Your task is to print exactly the lines from the line that contains "Write a web" through the line that contains "const stacked = d3.stack().keys(seriesNames)(rows);", with pictures left out.

### DATA EXTRACT
·····

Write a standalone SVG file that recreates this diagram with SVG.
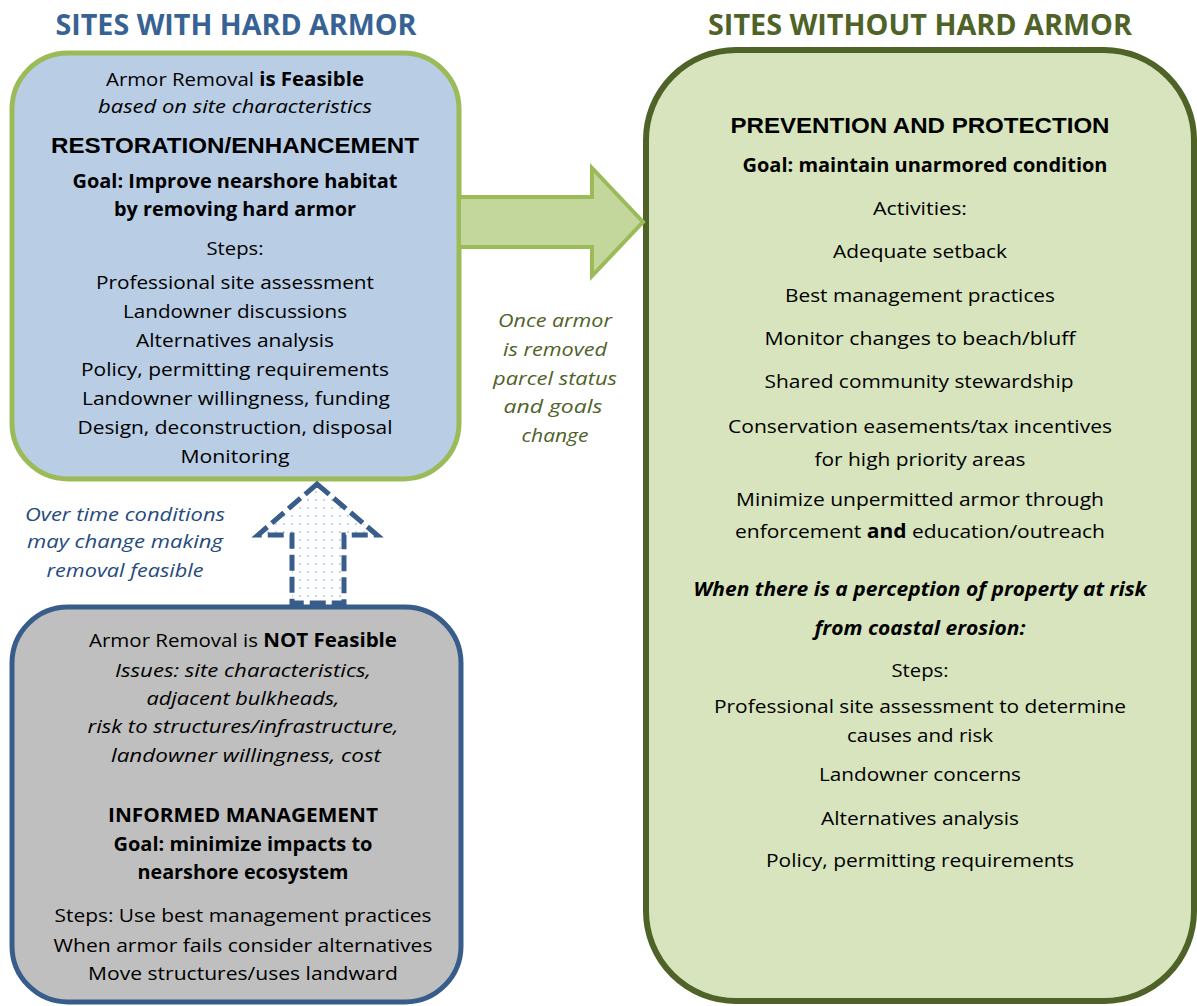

·····

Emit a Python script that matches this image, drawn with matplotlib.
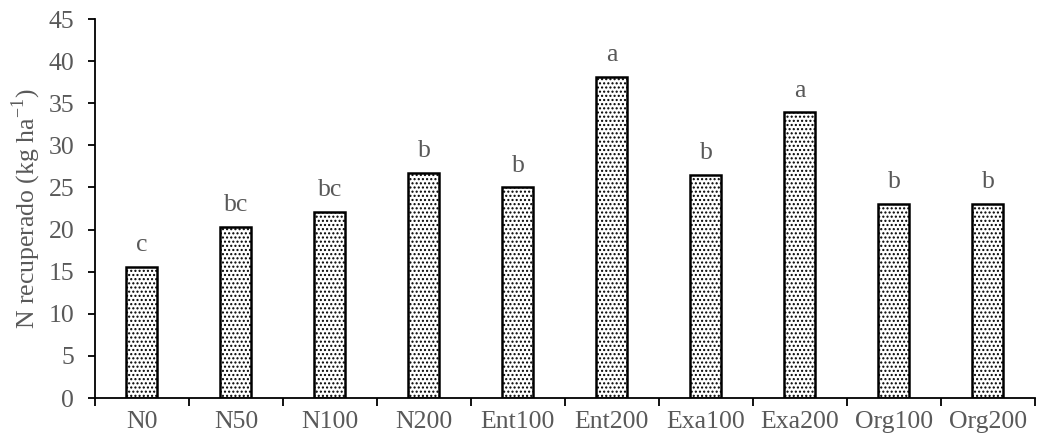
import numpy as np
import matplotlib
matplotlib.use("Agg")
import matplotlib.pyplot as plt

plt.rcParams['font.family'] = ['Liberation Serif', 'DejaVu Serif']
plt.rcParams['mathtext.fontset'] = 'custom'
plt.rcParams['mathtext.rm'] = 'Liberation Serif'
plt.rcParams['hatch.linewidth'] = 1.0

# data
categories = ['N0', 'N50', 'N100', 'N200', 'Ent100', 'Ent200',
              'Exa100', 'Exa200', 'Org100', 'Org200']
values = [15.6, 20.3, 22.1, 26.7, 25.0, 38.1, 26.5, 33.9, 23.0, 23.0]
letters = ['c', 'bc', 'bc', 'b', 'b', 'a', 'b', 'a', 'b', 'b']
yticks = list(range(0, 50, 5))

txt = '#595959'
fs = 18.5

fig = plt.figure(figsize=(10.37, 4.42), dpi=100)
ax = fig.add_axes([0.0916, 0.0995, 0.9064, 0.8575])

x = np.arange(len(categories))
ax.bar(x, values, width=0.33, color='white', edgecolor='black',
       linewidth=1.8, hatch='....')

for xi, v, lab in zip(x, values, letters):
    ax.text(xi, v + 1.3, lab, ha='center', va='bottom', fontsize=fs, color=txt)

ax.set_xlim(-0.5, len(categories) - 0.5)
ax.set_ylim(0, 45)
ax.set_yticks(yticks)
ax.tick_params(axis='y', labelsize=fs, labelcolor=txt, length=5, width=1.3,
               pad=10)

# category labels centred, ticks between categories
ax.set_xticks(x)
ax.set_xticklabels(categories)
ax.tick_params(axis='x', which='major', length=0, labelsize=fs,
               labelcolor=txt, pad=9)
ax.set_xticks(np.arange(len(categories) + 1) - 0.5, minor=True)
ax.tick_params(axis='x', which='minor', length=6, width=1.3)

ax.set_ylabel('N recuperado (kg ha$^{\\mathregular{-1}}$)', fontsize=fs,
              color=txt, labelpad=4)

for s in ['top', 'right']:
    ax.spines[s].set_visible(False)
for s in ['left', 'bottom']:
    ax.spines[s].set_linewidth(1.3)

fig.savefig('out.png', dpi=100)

·····

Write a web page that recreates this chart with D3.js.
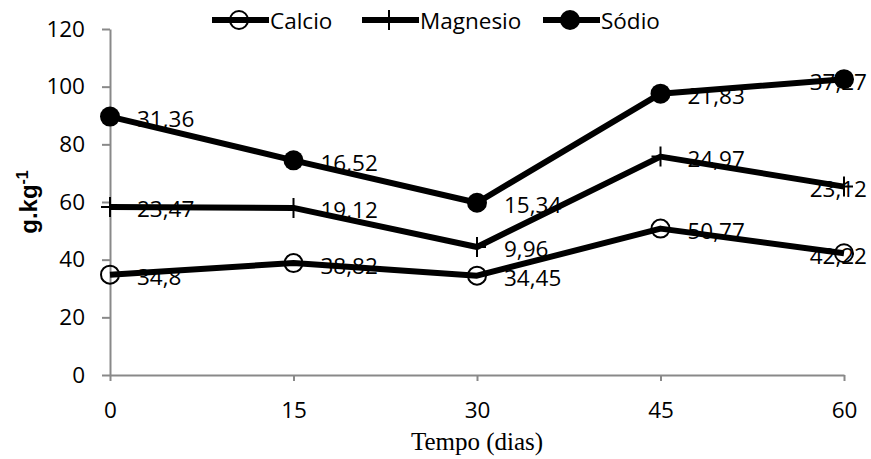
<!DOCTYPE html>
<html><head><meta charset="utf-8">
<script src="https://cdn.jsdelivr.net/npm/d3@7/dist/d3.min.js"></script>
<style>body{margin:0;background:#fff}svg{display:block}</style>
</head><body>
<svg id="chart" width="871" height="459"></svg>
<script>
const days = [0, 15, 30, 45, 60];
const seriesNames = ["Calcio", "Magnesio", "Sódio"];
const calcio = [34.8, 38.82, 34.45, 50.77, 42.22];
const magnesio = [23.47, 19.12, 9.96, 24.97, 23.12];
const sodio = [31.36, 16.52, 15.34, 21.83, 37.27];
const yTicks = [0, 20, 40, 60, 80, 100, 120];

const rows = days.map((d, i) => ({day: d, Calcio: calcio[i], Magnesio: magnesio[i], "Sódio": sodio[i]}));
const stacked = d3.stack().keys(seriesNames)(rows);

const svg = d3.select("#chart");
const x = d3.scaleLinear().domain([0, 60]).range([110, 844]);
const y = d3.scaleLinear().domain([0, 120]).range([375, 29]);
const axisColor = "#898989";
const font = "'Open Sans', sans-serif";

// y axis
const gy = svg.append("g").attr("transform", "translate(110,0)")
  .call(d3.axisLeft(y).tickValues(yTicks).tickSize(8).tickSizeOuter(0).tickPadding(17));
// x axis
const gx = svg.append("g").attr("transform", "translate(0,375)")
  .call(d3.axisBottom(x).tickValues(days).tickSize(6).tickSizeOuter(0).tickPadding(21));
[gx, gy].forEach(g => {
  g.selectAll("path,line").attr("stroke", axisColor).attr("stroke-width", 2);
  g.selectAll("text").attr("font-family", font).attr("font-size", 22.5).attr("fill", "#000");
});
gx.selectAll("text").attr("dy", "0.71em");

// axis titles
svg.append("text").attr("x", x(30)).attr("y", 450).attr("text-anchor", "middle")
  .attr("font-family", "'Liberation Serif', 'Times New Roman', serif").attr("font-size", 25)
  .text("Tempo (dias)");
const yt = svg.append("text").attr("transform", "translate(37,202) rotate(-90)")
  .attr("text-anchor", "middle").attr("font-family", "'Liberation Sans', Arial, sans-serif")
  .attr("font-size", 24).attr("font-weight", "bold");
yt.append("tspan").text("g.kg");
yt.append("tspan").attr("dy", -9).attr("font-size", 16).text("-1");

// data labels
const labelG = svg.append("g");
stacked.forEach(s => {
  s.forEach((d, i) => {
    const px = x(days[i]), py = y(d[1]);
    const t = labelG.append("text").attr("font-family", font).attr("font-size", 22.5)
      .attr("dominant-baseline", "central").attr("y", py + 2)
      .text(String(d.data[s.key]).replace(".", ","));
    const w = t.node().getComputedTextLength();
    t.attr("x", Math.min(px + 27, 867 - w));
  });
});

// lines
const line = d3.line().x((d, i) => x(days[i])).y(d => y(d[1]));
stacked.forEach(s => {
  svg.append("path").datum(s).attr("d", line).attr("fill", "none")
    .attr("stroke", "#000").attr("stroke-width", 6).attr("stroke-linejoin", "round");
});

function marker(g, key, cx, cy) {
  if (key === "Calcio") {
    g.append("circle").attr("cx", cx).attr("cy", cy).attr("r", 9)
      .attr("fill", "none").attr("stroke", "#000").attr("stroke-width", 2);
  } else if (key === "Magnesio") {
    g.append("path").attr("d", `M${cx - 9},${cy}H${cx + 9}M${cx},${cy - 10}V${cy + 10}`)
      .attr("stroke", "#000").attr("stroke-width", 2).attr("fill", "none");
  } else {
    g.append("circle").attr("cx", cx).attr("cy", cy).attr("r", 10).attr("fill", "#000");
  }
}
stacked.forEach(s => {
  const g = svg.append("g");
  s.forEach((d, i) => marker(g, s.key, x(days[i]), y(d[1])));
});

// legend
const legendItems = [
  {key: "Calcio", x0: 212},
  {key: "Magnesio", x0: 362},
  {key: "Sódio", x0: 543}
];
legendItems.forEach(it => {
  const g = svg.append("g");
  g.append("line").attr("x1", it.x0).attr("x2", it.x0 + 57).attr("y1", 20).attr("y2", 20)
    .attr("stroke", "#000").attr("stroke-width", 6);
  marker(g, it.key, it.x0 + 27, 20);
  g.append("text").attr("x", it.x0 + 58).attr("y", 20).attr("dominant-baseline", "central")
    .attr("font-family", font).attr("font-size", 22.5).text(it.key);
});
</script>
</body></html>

·····

### THE ANSWER
Write a web page that recreates this chart with D3.js.
<!DOCTYPE html>
<html><head><meta charset="utf-8">
<script src="https://cdn.jsdelivr.net/npm/d3@7/dist/d3.min.js"></script>
<style>body{margin:0;background:#fff}svg{display:block}</style>
</head><body>
<svg id="chart" width="871" height="459"></svg>
<script>
const days = [0, 15, 30, 45, 60];
const seriesNames = ["Calcio", "Magnesio", "Sódio"];
const calcio = [34.8, 38.82, 34.45, 50.77, 42.22];
const magnesio = [23.47, 19.12, 9.96, 24.97, 23.12];
const sodio = [31.36, 16.52, 15.34, 21.83, 37.27];
const yTicks = [0, 20, 40, 60, 80, 100, 120];

const rows = days.map((d, i) => ({day: d, Calcio: calcio[i], Magnesio: magnesio[i], "Sódio": sodio[i]}));
const stacked = d3.stack().keys(seriesNames)(rows);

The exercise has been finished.